Das tausendseitige Lehrwerk der Anatomie (Springer, Heidelberg) vorzüglich vierfarbig illustriert und neuwertig wäre der Fang des Tages gewesen. Wissen fürs Leben. Vom Netz verdrängt? Ich werde es nie erfahren.
Schade nur, daß mein kleiner Quechuha Rucksack zu klein ist. Schnell was Kleines für den Freund aus Mannheim hinein und hop. Rheingold kann jetzt kommen.
Sehr inspirierende Aktion zur Austestung sportlicher Grenzen sowie und zur Vorführung aktuellen Sportgeräts (falls man noch rechtzeitig ein Rad der Saison bestellt hat…)

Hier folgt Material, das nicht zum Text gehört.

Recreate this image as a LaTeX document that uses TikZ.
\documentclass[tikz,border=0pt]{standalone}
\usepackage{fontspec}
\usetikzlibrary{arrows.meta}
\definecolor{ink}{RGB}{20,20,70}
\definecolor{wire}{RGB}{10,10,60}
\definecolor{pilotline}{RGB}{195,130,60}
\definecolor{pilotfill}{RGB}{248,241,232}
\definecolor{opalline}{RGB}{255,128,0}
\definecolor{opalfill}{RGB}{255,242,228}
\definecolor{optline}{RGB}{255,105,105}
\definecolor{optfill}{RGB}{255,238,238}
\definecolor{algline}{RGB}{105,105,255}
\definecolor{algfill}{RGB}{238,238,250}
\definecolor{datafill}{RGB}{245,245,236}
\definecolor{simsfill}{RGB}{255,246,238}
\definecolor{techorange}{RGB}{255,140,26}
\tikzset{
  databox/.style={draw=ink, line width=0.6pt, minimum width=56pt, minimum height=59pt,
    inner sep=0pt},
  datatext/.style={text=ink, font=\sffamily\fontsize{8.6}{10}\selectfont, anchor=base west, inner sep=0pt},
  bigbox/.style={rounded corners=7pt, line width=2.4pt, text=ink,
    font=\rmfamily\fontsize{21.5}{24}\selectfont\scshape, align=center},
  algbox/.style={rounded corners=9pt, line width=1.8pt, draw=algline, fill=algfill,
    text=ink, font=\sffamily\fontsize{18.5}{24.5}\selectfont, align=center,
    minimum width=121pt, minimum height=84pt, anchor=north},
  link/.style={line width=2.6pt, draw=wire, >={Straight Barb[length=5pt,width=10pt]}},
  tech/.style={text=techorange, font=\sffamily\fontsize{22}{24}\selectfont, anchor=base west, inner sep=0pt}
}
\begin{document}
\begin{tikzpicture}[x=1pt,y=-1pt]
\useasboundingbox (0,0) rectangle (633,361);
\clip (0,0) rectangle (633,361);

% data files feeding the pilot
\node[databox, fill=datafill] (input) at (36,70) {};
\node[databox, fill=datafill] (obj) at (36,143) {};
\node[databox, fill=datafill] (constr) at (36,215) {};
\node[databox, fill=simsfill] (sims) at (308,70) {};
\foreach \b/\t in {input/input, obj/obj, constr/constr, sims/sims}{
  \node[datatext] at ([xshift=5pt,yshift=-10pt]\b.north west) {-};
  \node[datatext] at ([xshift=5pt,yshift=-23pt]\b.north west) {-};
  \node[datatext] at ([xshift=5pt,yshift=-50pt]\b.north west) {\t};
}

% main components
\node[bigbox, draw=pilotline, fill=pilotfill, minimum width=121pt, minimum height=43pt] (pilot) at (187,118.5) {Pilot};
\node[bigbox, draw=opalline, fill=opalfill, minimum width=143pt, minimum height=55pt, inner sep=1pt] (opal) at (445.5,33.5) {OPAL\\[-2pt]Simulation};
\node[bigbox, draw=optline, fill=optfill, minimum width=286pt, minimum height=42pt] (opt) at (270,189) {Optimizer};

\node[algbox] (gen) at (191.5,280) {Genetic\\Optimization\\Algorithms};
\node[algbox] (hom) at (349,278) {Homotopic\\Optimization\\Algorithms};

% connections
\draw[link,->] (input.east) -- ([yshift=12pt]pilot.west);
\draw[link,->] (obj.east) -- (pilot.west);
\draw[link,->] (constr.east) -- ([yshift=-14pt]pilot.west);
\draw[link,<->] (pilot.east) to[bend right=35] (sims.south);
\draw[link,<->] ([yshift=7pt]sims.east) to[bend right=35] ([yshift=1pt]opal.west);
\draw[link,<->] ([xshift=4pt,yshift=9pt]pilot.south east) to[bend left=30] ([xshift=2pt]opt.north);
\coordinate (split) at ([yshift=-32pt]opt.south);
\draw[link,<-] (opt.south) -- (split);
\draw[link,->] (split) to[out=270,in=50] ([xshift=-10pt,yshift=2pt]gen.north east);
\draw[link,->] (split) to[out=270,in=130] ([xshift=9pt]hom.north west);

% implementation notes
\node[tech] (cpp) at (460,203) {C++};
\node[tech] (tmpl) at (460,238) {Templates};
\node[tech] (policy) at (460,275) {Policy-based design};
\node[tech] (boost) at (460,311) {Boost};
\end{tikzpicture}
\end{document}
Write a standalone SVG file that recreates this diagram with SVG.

Vielleicht bekommt der Begriff der Kettenhunde so eine etwas positivere Konnotation, der bisher nur als Synonym für Feldjäger gegen Ende des letzen Weltkrieges galt, zuständig für die Aufrechterhaltung der Disziplin bis zuletzt sowie die Jagd nach Deserteuren…
Die richtige Bezeichnung ist Geheime Feldpolizei. Nicht sehr glücklich gewählt, stimmt leider.